Escrevo como um silêncio ao contrário

Seria doce morrer no mar se ele não fosse salgado, diz o besta que não conhece o canto da sereia. Ou a música de Caymmi. Não se preocupem mais com as bruxas, pois as mulheres viraram sereias. Acho engraçado como nada na história muda, mas se sofistica. Eu queria ser uma sereia quando era criança, a própria Iara de cabelos verdes como no Sítio do Pica-Pau Amarelo, a Lua em forma de gente do tronco pra cima. Eu não achava certo cantar para afogar os homens nos rios, enquanto todos sabemos que o pior afogamento não é por água. O mais antigo e eficiente método de tortura é nada além da paixão. Bem entoada, chega a ser sufocante. Há um abuso na harmonia perfeita que é capaz de matar. Até os seres mitológicos precisariam desafinar um pouco. Se tudo é perfeito, nada é perfeito. Tem de haver as nuances, que contemplam as falhas, que contemplam as belezas mais sinceras. Mas não. É um paradoxo juntar “lenda” e “verdade”. Mas as mulheres, e eu posso falar isso, são cruamente de verdade. E cruelmente também. A dor já vem embutida.
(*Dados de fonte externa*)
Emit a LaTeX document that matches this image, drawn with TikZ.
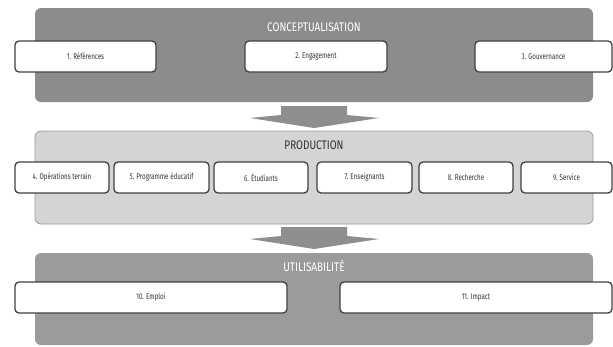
\documentclass[tikz,border=0pt]{standalone}
\usepackage{fontspec}
\setmainfont{Fira Sans}[FakeStretch=0.74]
\newfontfamily\titlefont{Fira Sans}[FakeStretch=0.8]
\definecolor{darkpanel}{HTML}{8C8C8C}
\definecolor{midpanel}{HTML}{9B9B9B}
\definecolor{lightpanel}{HTML}{D4D4D4}
\definecolor{lightborder}{HTML}{9A9A9A}
\definecolor{boxborder}{HTML}{404040}
\definecolor{arrowgray}{HTML}{8E8E8E}
\begin{document}
\begin{tikzpicture}[x=1pt,y=-1pt,
  panel/.style={rounded corners=6pt},
  itembox/.style={draw=boxborder,line width=1.3pt,fill=white,rounded corners=4pt,
    font=\fontsize{8.4}{10}\selectfont,text=black!80},
  titletext/.style={font=\titlefont\fontsize{12.5}{14}\selectfont},
  blockarrow/.style={fill=arrowgray,draw=none}]
\useasboundingbox (0,0) rectangle (613,346);
% panels
\fill[darkpanel,panel] (35,8) rectangle (593,102);
\node[titletext,text=white] (t1) at (314,27) {CONCEPTUALISATION};
\filldraw[fill=lightpanel,draw=lightborder,line width=0.8pt,panel] (35,131) rectangle (593,224);
\node[titletext,text=black!80] (t2) at (314,145) {PRODUCTION};
\fill[midpanel,panel] (35,253) rectangle (593,345);
\node[titletext,text=white] (t3) at (314,266) {UTILISABILITÉ};
% boxes row 1
\draw[itembox] (15,41) rectangle (156,72) node[midway] (b1) {1. Références};
\draw[itembox] (245,41) rectangle (387,72) node[midway] (b2) {2. Engagement};
\draw[itembox] (475,41) rectangle (612,72) node[midway] (b3) {3. Gouvernance};
% boxes row 2
\draw[itembox] (15,162) rectangle (109,193) node[midway] (b4) {4. Opérations terrain};
\draw[itembox] (114,162) rectangle (209,193) node[midway] (b5) {5. Programme éducatif};
\draw[itembox] (214,162) rectangle (308,193) node[midway] (b6) {6. Étudiants};
\draw[itembox] (317,162) rectangle (412,193) node[midway] (b7) {7. Enseignants};
\draw[itembox] (419,162) rectangle (513,193) node[midway] (b8) {8. Recherche};
\draw[itembox] (521,162) rectangle (612,193) node[midway] (b9) {9. Service};
% boxes row 3
\draw[itembox] (15,282) rectangle (287,313) node[midway] (b10) {10. Emploi};
\draw[itembox] (340,282) rectangle (612,313) node[midway] (b11) {11. Impact};
% block arrows
\fill[blockarrow] (281,106) -- (347,106) -- (347,115) -- (379,118) -- (314,128) -- (250,118) -- (281,115) -- cycle;
\fill[blockarrow] (281,227) -- (347,227) -- (347,236) -- (379,239) -- (314,249) -- (250,239) -- (281,236) -- cycle;
\end{tikzpicture}
\end{document}
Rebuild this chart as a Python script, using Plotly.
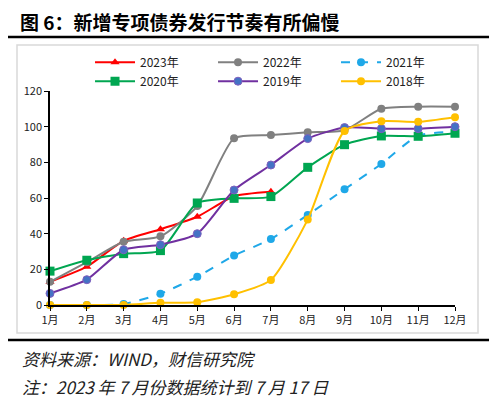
import plotly.graph_objects as go

months = ["1月", "2月", "3月", "4月", "5月", "6月", "7月", "8月", "9月", "10月", "11月", "12月"]
y2023 = [13, 21.5, 36, 42.5, 49.5, 61, 63.5]
y2022 = [13, 24, 35.5, 38.5, 55.5, 93.5, 95.3, 96.8, 98, 110, 111.2, 111.2]
y2021 = [0, 0, 0.5, 6.3, 15.9, 27.7, 37, 50.5, 64.9, 79.1, 95, 97.2]
y2020 = [19, 25.1, 28.8, 30.5, 57.2, 59.8, 60.8, 77.2, 89.9, 94.8, 94.6, 96.3]
y2019 = [6.5, 14.2, 31, 33.8, 40, 64.5, 78.5, 93.3, 99.5, 98.9, 98.9, 100]
y2018 = [0, 0, 0, 1.2, 1.5, 6, 14, 47.9, 97.6, 103, 102.7, 105.3]
yticks = [0, 20, 40, 60, 80, 100, 120]

FONT = "Noto Sans CJK SC"

series = [
    ("2023年", y2023, dict(color="#FF0000", width=2), dict(symbol="triangle-up", size=8, color="#FF0000")),
    ("2022年", y2022, dict(color="#808080", width=2), dict(symbol="circle", size=8, color="#808080")),
    ("2021年", y2021, dict(color="#1FA8E8", width=2, dash="dash"), dict(symbol="circle", size=8, color="#1FA8E8")),
    ("2020年", y2020, dict(color="#00A651", width=2), dict(symbol="square", size=9, color="#00A651")),
    ("2019年", y2019, dict(color="#7030A0", width=2), dict(symbol="circle", size=8, color="#4472C4", line=dict(color="#7F5FBF", width=1))),
    ("2018年", y2018, dict(color="#FFC000", width=2), dict(symbol="circle", size=8, color="#FFC000")),
]

fig = go.Figure()
for name, ys, line, marker in series:
    fig.add_trace(go.Scatter(
        x=list(range(len(ys))), y=ys, name=name, mode="lines+markers",
        line=dict(shape="spline", smoothing=0.6, **line), marker=marker,
        cliponaxis=False,
    ))

fig.update_layout(
    width=492, height=397,
    margin=dict(l=42, r=45, t=83, b=100, autoexpand=False),
    paper_bgcolor="white", plot_bgcolor="white",
    font=dict(family=FONT, size=11, color="#333333"),
    showlegend=True,
    legend=dict(
        orientation="h", xref="container", yref="container",
        x=0.1667, y=0.900, xanchor="left", yanchor="top",
        entrywidth=68, entrywidthmode="pixels",
        font=dict(size=12, color="#222222"),
        bgcolor="rgba(0,0,0,0)", tracegroupgap=0, itemwidth=40,
    ),
    xaxis=dict(
        range=[0, 11], tickmode="array", tickvals=list(range(12)), ticktext=months,
        showgrid=False, zeroline=False, showline=True, linecolor="black", linewidth=1.5,
        ticks="outside", ticklen=4, tickcolor="black",
        tickfont=dict(size=11, color="#222222"),
    ),
    yaxis=dict(
        range=[0, 120], tickmode="array", tickvals=yticks,
        showgrid=False, zeroline=False, showline=True, linecolor="black", linewidth=1.5,
        ticks="outside", ticklen=4, tickcolor="black",
        tickfont=dict(size=11, color="#222222"),
    ),
)

# chart frame and black rules
fig.add_shape(type="rect", xref="paper", yref="paper", x0=-0.0815, x1=1.0568, y0=-0.1308, y1=1.215,
              line=dict(color="#D9D9D9", width=1.5), layer="below")
for yy in (1.252, -0.1636):
    fig.add_shape(type="line", xref="paper", yref="paper", x0=-0.106, x1=1.084, y0=yy, y1=yy,
                  line=dict(color="black", width=2.5))

fig.add_annotation(text="<b>图 6：新增专项债券发行节奏有所偏慢</b>", xref="paper", yref="paper",
                   x=-0.079, y=1.325, xanchor="left", yanchor="middle", showarrow=False,
                   font=dict(family=FONT, size=19, color="black"))
fig.add_annotation(text="<i>资料来源：WIND，财信研究院</i>", xref="paper", yref="paper",
                   x=-0.074, y=-0.248, xanchor="left", yanchor="middle", showarrow=False,
                   font=dict(family=FONT, size=17, color="#222222"))
fig.add_annotation(text="<i>注：2023 年 7 月份数据统计到 7 月 17 日</i>", xref="paper", yref="paper",
                   x=-0.074, y=-0.383, xanchor="left", yanchor="middle", showarrow=False,
                   font=dict(family=FONT, size=17, color="#222222"))

fig.write_html("out.html")
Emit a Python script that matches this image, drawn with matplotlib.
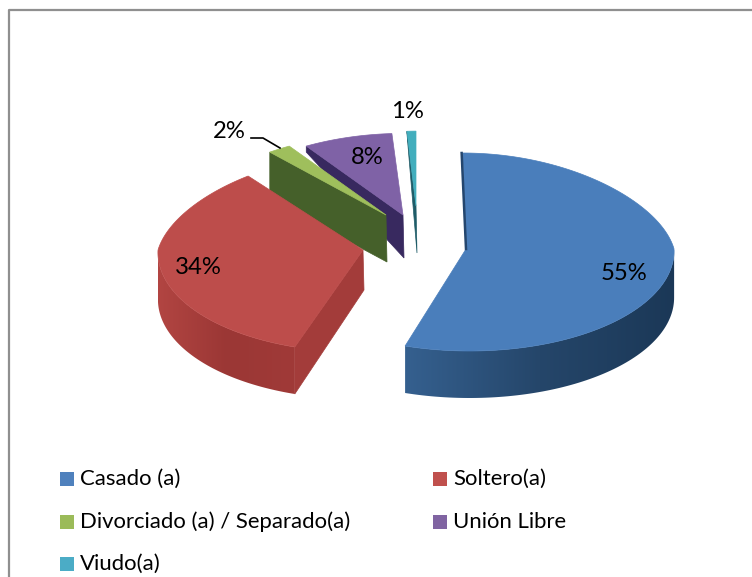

E na falsa liberdade, por volta do meio século de vida, esses cinquenta anos de servidão são cuspidos feito fogo nas rugas que se formam em seus rostos.

Não nego que me intriga observar os homens que pensam saber o que se passa na cabeça de uma mulher. Pior, no coração. De tanto repetirem, acho que fomos nós quem nos tornamos o que antes era somente um eu lírico. Os trovadores que encarnavam os desejos das mulheres talvez tenham se tornado parte delas também, por sorte, pois esses são os melhores homens. Chico Buarque não seria metade do que ele é sem a sua persona feminina. É um domador da língua. Mas algo me diz que foi Marieta quem lhe soprou as palavras diluídas ao longo de sua existência.

Falando nele, há alguns dias estive pensando em um trecho de José Costa, Zsoze Kósta, Kaspar Krabbe ou do próprio Chico, já que são um só ser, que mostrou a imperfeita simetria entre o Rio e Budapeste. Entre um homem em dois e duas mulheres. Duas vidas. Duas línguas. Em comum, os finais: “e a mulher amada, cujo leite eu já sorvera, me fez beber da água com que havia lavado a sua blusa”. Algo assim. Algo escrito para ouvir sair da boca de uma mulher a palavra “admirável” dita em companhia dela mesma, entre um suspiro: “admirável… admirável!”. E foi isso que disse a primeira mulher do livro para o homem que não era o seu marido. Uma espécie de Madame Bovary dos trópicos, na cabeça do traído. Que também traiu antes mesmo de conhecer Kriska. Diria ser esse o pior tipo. Eu, que nada sei, mas que muito observo.

Penso ser o contraponto disso um outro verso, de um outro amante da língua da Camões: “não quero sugar todo o seu leite, não quero você enfeite do meu ser(…)”. Acho de um desprendimento total poupar o leite da mulher amada, embora concorde em não ser enfeite do seu ser. Pelo contrário. Eu, que sou impiedosamente involuída, temo querer pôr em meu cabelo as fitas do DNA do homem amado. Assim, como quem nada fez, desfilando sobre o peito nu de quem me abrigou. E minh’alma, cuja infinita melancolia eu já sorvera, me fez beber do leite derramado.